South Asia Impoverished
Pakistan has become a favored destination for Saudi
Arabia's poisonous philanthropy. Saudi-funded religious
schools drill boys to memorize the Koran in its original
Arabic, a language few of them will ever understand.
They learn no trade or skills, no math, no science, no
Western language - only deadening rituals and murderous
prejudice. If they fail to recite correctly the texts
they must learn by rote, they are beaten. They are
allowed no contact with women. By the time they
"graduate", they are unemployable, deformed
personalities. Meanwhile, in city slums and
unelectrified villages, Saudi-funded imams preach
jealousy and rage to populations baffled by their
country's backward slide and repeated military defeats.
Nor is the Pakistan military immune to the
allure of Arab cash. Men of [President General Pervez]
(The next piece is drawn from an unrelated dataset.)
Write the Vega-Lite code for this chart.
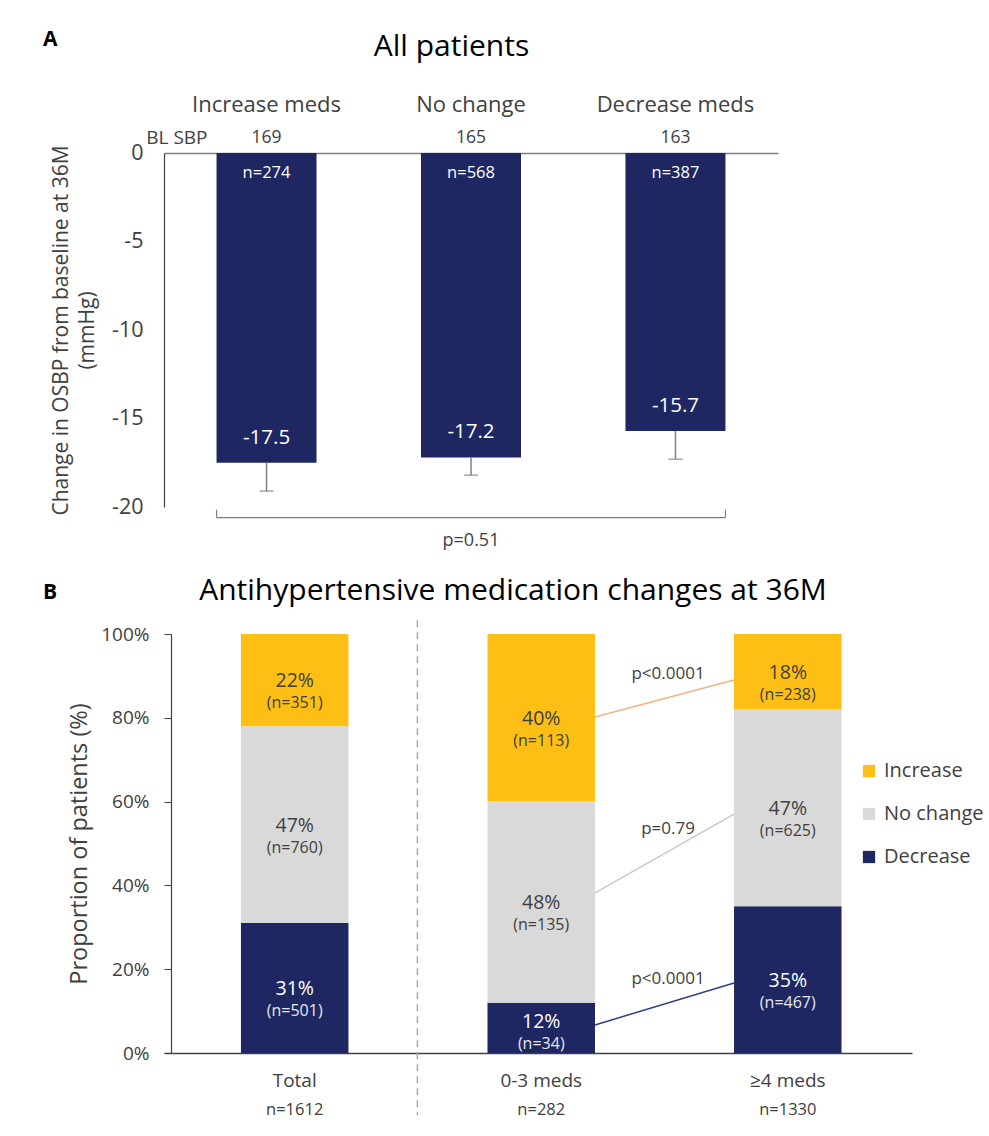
{
  "$schema": "https://vega.github.io/schema/vega-lite/v6.json",
  "background": "white",
  "padding": {"left": 42, "top": 29, "right": 5, "bottom": 5},
  "bounds": "flush",
  "spacing": 127,
  "config": {
    "font": "Open Sans",
    "view": {"stroke": null},
    "axis": {"grid": false, "labelFont": "Open Sans", "titleFont": "Open Sans", "labelColor": "#404040", "titleColor": "#404040", "titleFontWeight": "normal"},
    "title": {"font": "Open Sans"},
    "legend": {"labelFont": "Open Sans"},
    "text": {"font": "Open Sans"}
  },
  "vconcat": [
    {
      "width": 614,
      "height": 354,
      "title": {"text": "A", "anchor": "start", "frame": "group", "fontSize": 21, "fontWeight": "bold", "color": "#000000", "offset": -19, "dx": -121},
      "data": {"values": [
        {"group": "Increase meds", "change": -17.5, "lower": -19.1, "n": 274, "bl": 169},
        {"group": "No change", "change": -17.2, "lower": -18.2, "n": 568, "bl": 165},
        {"group": "Decrease meds", "change": -15.7, "lower": -17.3, "n": 387, "bl": 163}
      ]},
      "transform": [
        {"calculate": "'n=' + datum.n", "as": "nlabel"},
        {"calculate": "'' + datum.change", "as": "vlabel"}
      ],
      "layer": [
        {
          "mark": {"type": "bar", "color": "#1E2761"},
          "encoding": {
            "x": {"field": "group", "type": "nominal", "sort": null,
              "scale": {"domain": ["Increase meds", "No change", "Decrease meds"], "paddingInner": 0.511, "paddingOuter": 0.257},
              "axis": {"orient": "top", "title": "All patients", "titleFontSize": 30, "titleColor": "#000000", "titlePadding": 32, "titleX": 287,
                "labelFontSize": 22, "labelPadding": 37, "labelAngle": 0, "ticks": false, "domain": true, "domainColor": "#7F7F7F", "domainWidth": 1.5}},
            "y": {"field": "change", "type": "quantitative",
              "scale": {"domain": [-20, 0], "nice": false, "zero": false},
              "axis": {"values": [0, -5, -10, -15, -20], "labelExpr": "'' + datum.value", "ticks": false, "domainColor": "#404040", "domainWidth": 1.2,
                "labelFontSize": 21.5, "labelPadding": 21, "title": ["Change in OSBP from baseline at 36M", "(mmHg)"], "titleFontSize": 21, "titleLineHeight": 26, "titlePadding": 14}}
          }
        },
        {
          "mark": {"type": "rule", "color": "#7F7F7F", "strokeWidth": 1.5},
          "encoding": {
            "x": {"field": "group", "type": "nominal"},
            "y": {"field": "change", "type": "quantitative", "scale": {"domain": [-20, 0], "nice": false, "zero": false}},
            "y2": {"field": "lower"}
          }
        },
        {
          "mark": {"type": "tick", "color": "#7F7F7F", "thickness": 1.5, "size": 14, "orient": "horizontal"},
          "encoding": {
            "x": {"field": "group", "type": "nominal"},
            "y": {"field": "lower", "type": "quantitative", "scale": {"domain": [-20, 0], "nice": false, "zero": false}}
          }
        },
        {
          "mark": {"type": "text", "color": "white", "fontSize": 16.5, "dy": 20},
          "encoding": {
            "x": {"field": "group", "type": "nominal"},
            "y": {"datum": 0, "type": "quantitative", "scale": {"domain": [-20, 0], "nice": false, "zero": false}},
            "text": {"field": "nlabel"}
          }
        },
        {
          "mark": {"type": "text", "color": "white", "fontSize": 20.5, "dy": -25},
          "encoding": {
            "x": {"field": "group", "type": "nominal"},
            "y": {"field": "change", "type": "quantitative", "scale": {"domain": [-20, 0], "nice": false, "zero": false}},
            "text": {"field": "vlabel"}
          }
        },
        {
          "mark": {"type": "text", "color": "#404040", "fontSize": 17.5, "dy": -15},
          "encoding": {
            "x": {"field": "group", "type": "nominal"},
            "y": {"datum": 0, "type": "quantitative", "scale": {"domain": [-20, 0], "nice": false, "zero": false}},
            "text": {"field": "bl"}
          }
        },
        {
          "data": {"values": [{"label": "BL SBP"}]},
          "mark": {"type": "text", "color": "#404040", "fontSize": 19, "dy": -15, "align": "right", "dx": -9},
          "encoding": {
            "x": {"datum": "Increase meds", "type": "nominal", "bandPosition": 0},
            "y": {"datum": 0, "type": "quantitative", "scale": {"domain": [-20, 0], "nice": false, "zero": false}},
            "text": {"field": "label"}
          }
        },
        {
          "data": {"values": [{"label": "p=0.51"}]},
          "layer": [
            {
              "mark": {"type": "rule", "color": "#7F7F7F", "strokeWidth": 1.2},
              "encoding": {
                "x": {"datum": "Increase meds", "type": "nominal", "bandPosition": 0},
                "x2": {"datum": "Decrease meds", "bandPosition": 1},
                "y": {"datum": -20.6, "type": "quantitative", "scale": {"domain": [-20, 0], "nice": false, "zero": false}}
              }
            },
            {
              "mark": {"type": "rule", "color": "#7F7F7F", "strokeWidth": 1.2},
              "encoding": {
                "x": {"datum": "Increase meds", "type": "nominal", "bandPosition": 0},
                "y": {"datum": -20.15, "type": "quantitative", "scale": {"domain": [-20, 0], "nice": false, "zero": false}},
                "y2": {"datum": -20.6}
              }
            },
            {
              "mark": {"type": "rule", "color": "#7F7F7F", "strokeWidth": 1.2},
              "encoding": {
                "x": {"datum": "Decrease meds", "type": "nominal", "bandPosition": 1},
                "y": {"datum": -20.15, "type": "quantitative", "scale": {"domain": [-20, 0], "nice": false, "zero": false}},
                "y2": {"datum": -20.6}
              }
            },
            {
              "mark": {"type": "text", "color": "#404040", "fontSize": 18},
              "encoding": {
                "x": {"datum": "No change", "type": "nominal"},
                "y": {"datum": -21.9, "type": "quantitative", "scale": {"domain": [-20, 0], "nice": false, "zero": false}},
                "text": {"field": "label"}
              }
            }
          ]
        }
      ]
    },
    {
      "width": 748,
      "height": 419,
      "title": {"text": "Antihypertensive medication changes at 36M", "anchor": "middle", "frame": "group", "fontSize": 30, "fontWeight": "normal", "color": "#000000", "offset": -24, "dx": -25},
      "data": {"values": [
        {"group": "Total", "change": "Decrease", "pct": 31, "n": 501},
        {"group": "Total", "change": "No change", "pct": 47, "n": 760},
        {"group": "Total", "change": "Increase", "pct": 22, "n": 351},
        {"group": "0-3 meds", "change": "Decrease", "pct": 12, "n": 34},
        {"group": "0-3 meds", "change": "No change", "pct": 48, "n": 135},
        {"group": "0-3 meds", "change": "Increase", "pct": 40, "n": 113},
        {"group": "≥4 meds", "change": "Decrease", "pct": 35, "n": 467},
        {"group": "≥4 meds", "change": "No change", "pct": 47, "n": 625},
        {"group": "≥4 meds", "change": "Increase", "pct": 18, "n": 238}
      ]},
      "transform": [
        {"calculate": "indexof(['Decrease','No change','Increase'], datum.change)", "as": "ord"},
        {"stack": "pct", "groupby": ["group"], "sort": [{"field": "ord"}], "as": ["y0", "y1"]},
        {"calculate": "(datum.y0 + datum.y1) / 2 + (datum.pct < 15 ? 1.7 : 0)", "as": "ymid"},
        {"calculate": "datum.pct + '%'", "as": "pctlabel"},
        {"calculate": "'(n=' + datum.n + ')'", "as": "nlabel"}
      ],
      "layer": [
        {
          "mark": {"type": "bar"},
          "encoding": {
            "x": {"field": "group", "type": "nominal", "sort": null,
              "scale": {"domain": ["Total", "0-3 meds", "≥4 meds"], "paddingInner": 0.564, "paddingOuter": 0.299, "align": 0.522},
              "axis": {"orient": "bottom", "title": null, "labelAngle": 0, "labelFontSize": 19, "labelPadding": 18, "ticks": false, "domainColor": "#404040", "domainWidth": 1.5}},
            "y": {"field": "y1", "type": "quantitative",
              "scale": {"domain": [0, 100], "nice": false},
              "axis": {"orient": "left", "values": [0, 20, 40, 60, 80, 100], "labelExpr": "datum.value + '%'", "tickSize": 7, "tickColor": "#404040", "domainColor": "#404040", "domainWidth": 1.2,
                "offset": -7, "labelFontSize": 19, "labelPadding": 15, "title": "Proportion of patients (%)", "titleFontSize": 23.5, "titlePadding": 9}},
            "y2": {"field": "y0"},
            "color": {"field": "change", "type": "nominal",
              "scale": {"domain": ["Increase", "No change", "Decrease"], "range": ["#FDBF14", "#D9D9D9", "#1E2761"]},
              "legend": {"title": null, "orient": "none", "legendX": 695, "legendY": 608, "symbolType": "square", "symbolSize": 150, "symbolStrokeWidth": 0,
                "labelFontSize": 20, "labelColor": "#404040", "rowPadding": 23, "labelOffset": 5}}
          }
        },
        {
          "mark": {"type": "text", "fontSize": 19.5, "dy": 1},
          "encoding": {
            "x": {"field": "group", "type": "nominal"},
            "y": {"field": "ymid", "type": "quantitative", "scale": {"domain": [0, 100], "nice": false}},
            "text": {"field": "pctlabel"},
            "color": {"condition": {"test": "datum.change == 'Decrease'", "value": "#FFFFFF"}, "value": "#404040"}
          }
        },
        {
          "mark": {"type": "text", "fontSize": 16, "dy": 23},
          "encoding": {
            "x": {"field": "group", "type": "nominal"},
            "y": {"field": "ymid", "type": "quantitative", "scale": {"domain": [0, 100], "nice": false}},
            "text": {"field": "nlabel"},
            "color": {"condition": {"test": "datum.change == 'Decrease'", "value": "#E6E8F0"}, "value": "#404040"}
          }
        },
        {
          "data": {"values": [
            {"change": "Increase", "y_from": 80.2, "y_to": 89, "p": "p<0.0001"},
            {"change": "No change", "y_from": 38.2, "y_to": 57, "p": "p=0.79"},
            {"change": "Decrease", "y_from": 6.7, "y_to": 16.7, "p": "p<0.0001"}
          ]},
          "transform": [{"calculate": "(datum.y_from + datum.y_to) / 2", "as": "y_mid"}],
          "layer": [
            {
              "mark": {"type": "rule", "strokeWidth": 1.5},
              "encoding": {
                "x": {"datum": "0-3 meds", "type": "nominal", "bandPosition": 1},
                "x2": {"datum": "≥4 meds", "bandPosition": 0},
                "y": {"field": "y_from", "type": "quantitative", "scale": {"domain": [0, 100], "nice": false}},
                "y2": {"field": "y_to"},
                "stroke": {"field": "change", "type": "nominal", "scale": {"domain": ["Increase", "No change", "Decrease"], "range": ["#F4B183", "#C9C9C9", "#2F3F85"]}, "legend": null}
              }
            },
            {
              "mark": {"type": "text", "fontSize": 17, "color": "#404040", "dy": -25},
              "encoding": {
                "x": {"datum": "≥4 meds", "type": "nominal", "bandPosition": -0.614},
                "y": {"field": "y_mid", "type": "quantitative", "scale": {"domain": [0, 100], "nice": false}},
                "text": {"field": "p"}
              }
            }
          ]
        },
        {
          "data": {"values": [{"label": "B"}]},
          "layer": [
            {
              "mark": {"type": "rule", "color": "#A6A6A6", "strokeWidth": 1.5, "strokeDash": [7, 5]},
              "encoding": {
                "x": {"datum": "0-3 meds", "type": "nominal", "bandPosition": -0.652},
                "y": {"datum": 103.3, "type": "quantitative", "scale": {"domain": [0, 100], "nice": false}},
                "y2": {"datum": -14.8}
              }
            },
            {
              "mark": {"type": "text", "fontSize": 21, "fontWeight": "bold", "color": "#000000", "align": "left"},
              "encoding": {
                "x": {"datum": "Total", "type": "nominal", "bandPosition": -1.842},
                "y": {"datum": 109.7, "type": "quantitative", "scale": {"domain": [0, 100], "nice": false}},
                "text": {"field": "label"}
              }
            }
          ]
        },
        {
          "transform": [
            {"aggregate": [{"op": "sum", "field": "n", "as": "total"}], "groupby": ["group"]},
            {"calculate": "'n=' + datum.total", "as": "tlabel"}
          ],
          "mark": {"type": "text", "fontSize": 16.5, "color": "#404040"},
          "encoding": {
            "x": {"field": "group", "type": "nominal"},
            "y": {"datum": -13.5, "type": "quantitative", "scale": {"domain": [0, 100], "nice": false}},
            "text": {"field": "tlabel"}
          }
        }
      ]
    }
  ]
}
Musharraf's generation were already mature by the time
Saudi money began to infiltrate Pakistan. They seem to
have been able to accept it without being unduly
influenced by it. The next generation may have other
ideas - and bombs that are today Islamic in name only
may some day end up as weapons of jihad.
America
does not have the power to persuade subcontinental
Muslims to choose tolerance and compassion over hate and
jihad. But we can do our part to rescue the
subcontinent's people from the poverty and conflict that
have made them so receptive to fanatical versions of
Islam. Nobody appreciates the importance of military
power in the war on terrorism more than the authors of
this book. But South Asia is one place where
non-military power can do the most good ... Above all,
we must liberate and protect Pakistan from the malign
influence of Saudi missionaries. To those ends, we
should:
Accept the subcontinent's nuclear weapons as an
unwelcome but unalterable fact and drop all remaining
sanctions against India and Pakistan.
Broaden our direct military-to-military
relationships with Pakistan and India and also
Bangladesh and Sri Lanka, to encourage the promotion of
Western-oriented officers, to teach effective and humane
counterterrorism tactics, and to introduce reliable
controls to prevent nuclear weapons from falling into
unauthorized hands.
Increase US aid to the subcontinent and focus the
money on providing a more appealing education than the
local Islamic colleges offer.
Promote peace by promoting subcontinental economic
integration ... We should offer not only Pakistan but
also Bangladesh, Sri Lanka and India ... a comprehensive
free-trade agreement with the United States - provided
they sign the same agreement with one another.